WRITTEN PROBLEM »
Please output the data below exactly as given, starting at its first line and stopping after the line that contains "const eff_w05 = [0.995, 0.643, 0.331, 0.142];".

DATASET CONTENT »
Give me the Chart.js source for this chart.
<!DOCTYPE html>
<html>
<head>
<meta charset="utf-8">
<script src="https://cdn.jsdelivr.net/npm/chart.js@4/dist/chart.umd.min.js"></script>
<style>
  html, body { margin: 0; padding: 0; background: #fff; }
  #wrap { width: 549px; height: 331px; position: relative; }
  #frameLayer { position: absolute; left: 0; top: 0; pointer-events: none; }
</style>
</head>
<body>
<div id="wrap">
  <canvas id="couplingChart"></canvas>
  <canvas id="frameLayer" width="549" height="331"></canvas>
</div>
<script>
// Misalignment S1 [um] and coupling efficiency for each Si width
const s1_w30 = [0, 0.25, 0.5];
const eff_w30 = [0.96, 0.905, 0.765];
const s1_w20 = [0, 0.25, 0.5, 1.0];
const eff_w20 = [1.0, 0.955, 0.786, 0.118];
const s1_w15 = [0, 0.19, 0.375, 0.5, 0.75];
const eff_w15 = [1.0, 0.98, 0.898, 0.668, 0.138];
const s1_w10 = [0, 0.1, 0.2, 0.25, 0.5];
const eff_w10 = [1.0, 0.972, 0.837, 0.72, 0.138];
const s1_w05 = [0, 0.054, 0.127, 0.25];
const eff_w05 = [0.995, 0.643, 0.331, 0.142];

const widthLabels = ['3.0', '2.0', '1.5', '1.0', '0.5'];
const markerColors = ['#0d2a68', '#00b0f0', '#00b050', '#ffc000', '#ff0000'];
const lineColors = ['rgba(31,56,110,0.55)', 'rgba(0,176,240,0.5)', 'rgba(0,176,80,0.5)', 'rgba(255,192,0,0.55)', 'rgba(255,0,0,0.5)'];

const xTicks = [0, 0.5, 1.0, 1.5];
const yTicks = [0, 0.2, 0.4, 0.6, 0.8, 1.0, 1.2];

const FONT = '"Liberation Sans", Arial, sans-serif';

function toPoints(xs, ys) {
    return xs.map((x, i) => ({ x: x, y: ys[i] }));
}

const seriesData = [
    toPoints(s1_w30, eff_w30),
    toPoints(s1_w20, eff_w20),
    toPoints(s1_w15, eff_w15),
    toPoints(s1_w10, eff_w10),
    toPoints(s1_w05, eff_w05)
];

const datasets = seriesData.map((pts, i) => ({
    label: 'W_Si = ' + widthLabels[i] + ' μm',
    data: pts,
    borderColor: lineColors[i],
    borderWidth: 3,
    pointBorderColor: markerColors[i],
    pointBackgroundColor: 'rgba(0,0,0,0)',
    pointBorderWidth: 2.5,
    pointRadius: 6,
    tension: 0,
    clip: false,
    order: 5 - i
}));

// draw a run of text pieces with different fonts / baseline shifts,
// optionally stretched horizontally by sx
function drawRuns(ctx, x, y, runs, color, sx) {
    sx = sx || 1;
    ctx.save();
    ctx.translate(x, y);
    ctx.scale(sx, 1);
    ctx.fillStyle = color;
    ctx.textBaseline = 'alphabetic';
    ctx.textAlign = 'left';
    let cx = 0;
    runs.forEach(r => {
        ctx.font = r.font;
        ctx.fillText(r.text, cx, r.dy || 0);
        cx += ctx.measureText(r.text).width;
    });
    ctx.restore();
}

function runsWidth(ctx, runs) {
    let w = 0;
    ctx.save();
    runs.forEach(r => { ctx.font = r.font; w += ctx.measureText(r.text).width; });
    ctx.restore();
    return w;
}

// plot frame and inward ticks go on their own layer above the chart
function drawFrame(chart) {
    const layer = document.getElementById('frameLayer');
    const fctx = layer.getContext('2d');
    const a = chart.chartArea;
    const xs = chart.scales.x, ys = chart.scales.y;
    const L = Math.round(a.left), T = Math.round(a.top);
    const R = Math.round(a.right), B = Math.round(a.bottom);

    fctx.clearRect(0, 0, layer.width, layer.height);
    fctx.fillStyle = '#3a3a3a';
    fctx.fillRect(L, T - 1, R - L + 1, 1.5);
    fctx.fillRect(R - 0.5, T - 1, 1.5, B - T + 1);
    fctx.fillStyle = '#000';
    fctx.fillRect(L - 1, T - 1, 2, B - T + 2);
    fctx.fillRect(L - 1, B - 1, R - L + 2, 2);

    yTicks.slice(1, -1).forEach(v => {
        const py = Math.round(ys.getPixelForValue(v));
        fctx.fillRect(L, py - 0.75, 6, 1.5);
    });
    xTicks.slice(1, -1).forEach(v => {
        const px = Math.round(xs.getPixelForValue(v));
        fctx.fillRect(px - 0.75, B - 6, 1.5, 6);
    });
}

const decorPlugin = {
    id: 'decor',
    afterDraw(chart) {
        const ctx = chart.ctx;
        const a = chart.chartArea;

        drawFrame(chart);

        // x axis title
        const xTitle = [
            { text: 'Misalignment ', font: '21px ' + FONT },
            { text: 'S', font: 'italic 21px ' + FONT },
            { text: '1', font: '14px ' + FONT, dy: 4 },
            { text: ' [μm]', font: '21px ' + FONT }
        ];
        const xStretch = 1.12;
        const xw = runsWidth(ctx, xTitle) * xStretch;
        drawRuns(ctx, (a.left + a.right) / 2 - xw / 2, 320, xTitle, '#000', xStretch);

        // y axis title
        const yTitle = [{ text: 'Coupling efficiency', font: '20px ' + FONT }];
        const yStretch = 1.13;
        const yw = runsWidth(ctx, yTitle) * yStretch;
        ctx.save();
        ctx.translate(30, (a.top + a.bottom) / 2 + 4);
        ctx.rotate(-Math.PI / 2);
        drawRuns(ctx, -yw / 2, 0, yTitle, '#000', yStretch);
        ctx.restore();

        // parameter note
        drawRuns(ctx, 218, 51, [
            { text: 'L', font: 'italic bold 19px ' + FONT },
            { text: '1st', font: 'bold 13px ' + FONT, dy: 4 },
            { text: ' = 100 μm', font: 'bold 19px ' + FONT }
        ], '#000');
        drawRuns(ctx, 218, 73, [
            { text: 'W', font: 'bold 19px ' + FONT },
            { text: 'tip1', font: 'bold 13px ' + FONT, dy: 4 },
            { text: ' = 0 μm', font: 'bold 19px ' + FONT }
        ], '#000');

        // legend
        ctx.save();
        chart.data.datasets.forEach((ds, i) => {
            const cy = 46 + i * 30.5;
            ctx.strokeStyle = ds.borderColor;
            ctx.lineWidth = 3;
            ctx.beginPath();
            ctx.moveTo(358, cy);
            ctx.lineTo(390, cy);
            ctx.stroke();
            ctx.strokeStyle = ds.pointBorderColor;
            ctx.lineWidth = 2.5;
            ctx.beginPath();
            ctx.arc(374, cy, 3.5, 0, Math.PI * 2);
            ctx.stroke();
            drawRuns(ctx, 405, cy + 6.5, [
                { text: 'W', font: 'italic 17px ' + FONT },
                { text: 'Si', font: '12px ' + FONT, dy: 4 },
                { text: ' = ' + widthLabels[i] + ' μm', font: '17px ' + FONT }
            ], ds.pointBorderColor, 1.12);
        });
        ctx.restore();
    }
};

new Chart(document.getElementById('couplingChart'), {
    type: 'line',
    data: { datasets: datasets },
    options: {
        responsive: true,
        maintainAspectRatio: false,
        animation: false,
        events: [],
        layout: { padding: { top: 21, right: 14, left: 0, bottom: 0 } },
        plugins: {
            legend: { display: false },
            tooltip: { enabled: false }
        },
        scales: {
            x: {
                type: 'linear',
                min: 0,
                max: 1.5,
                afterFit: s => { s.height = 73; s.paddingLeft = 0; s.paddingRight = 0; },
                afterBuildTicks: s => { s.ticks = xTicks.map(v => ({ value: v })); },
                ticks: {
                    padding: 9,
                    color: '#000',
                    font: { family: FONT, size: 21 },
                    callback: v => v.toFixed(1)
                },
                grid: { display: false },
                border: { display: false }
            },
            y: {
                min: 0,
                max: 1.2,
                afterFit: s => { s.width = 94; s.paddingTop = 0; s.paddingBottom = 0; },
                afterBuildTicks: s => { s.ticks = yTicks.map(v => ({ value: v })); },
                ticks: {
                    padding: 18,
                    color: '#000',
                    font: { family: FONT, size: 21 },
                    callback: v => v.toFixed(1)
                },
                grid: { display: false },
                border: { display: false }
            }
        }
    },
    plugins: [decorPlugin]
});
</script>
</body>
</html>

ANSWER »
Give me the Chart.js source for this chart.
<!DOCTYPE html>
<html>
<head>
<meta charset="utf-8">
<script src="https://cdn.jsdelivr.net/npm/chart.js@4/dist/chart.umd.min.js"></script>
<style>
  html, body { margin: 0; padding: 0; background: #fff; }
  #wrap { width: 549px; height: 331px; position: relative; }
  #frameLayer { position: absolute; left: 0; top: 0; pointer-events: none; }
</style>
</head>
<body>
<div id="wrap">
  <canvas id="couplingChart"></canvas>
  <canvas id="frameLayer" width="549" height="331"></canvas>
</div>
<script>
// Misalignment S1 [um] and coupling efficiency for each Si width
const s1_w30 = [0, 0.25, 0.5];
const eff_w30 = [0.96, 0.905, 0.765];
const s1_w20 = [0, 0.25, 0.5, 1.0];
const eff_w20 = [1.0, 0.955, 0.786, 0.118];
const s1_w15 = [0, 0.19, 0.375, 0.5, 0.75];
const eff_w15 = [1.0, 0.98, 0.898, 0.668, 0.138];
const s1_w10 = [0, 0.1, 0.2, 0.25, 0.5];
const eff_w10 = [1.0, 0.972, 0.837, 0.72, 0.138];
const s1_w05 = [0, 0.054, 0.127, 0.25];
const eff_w05 = [0.995, 0.643, 0.331, 0.142];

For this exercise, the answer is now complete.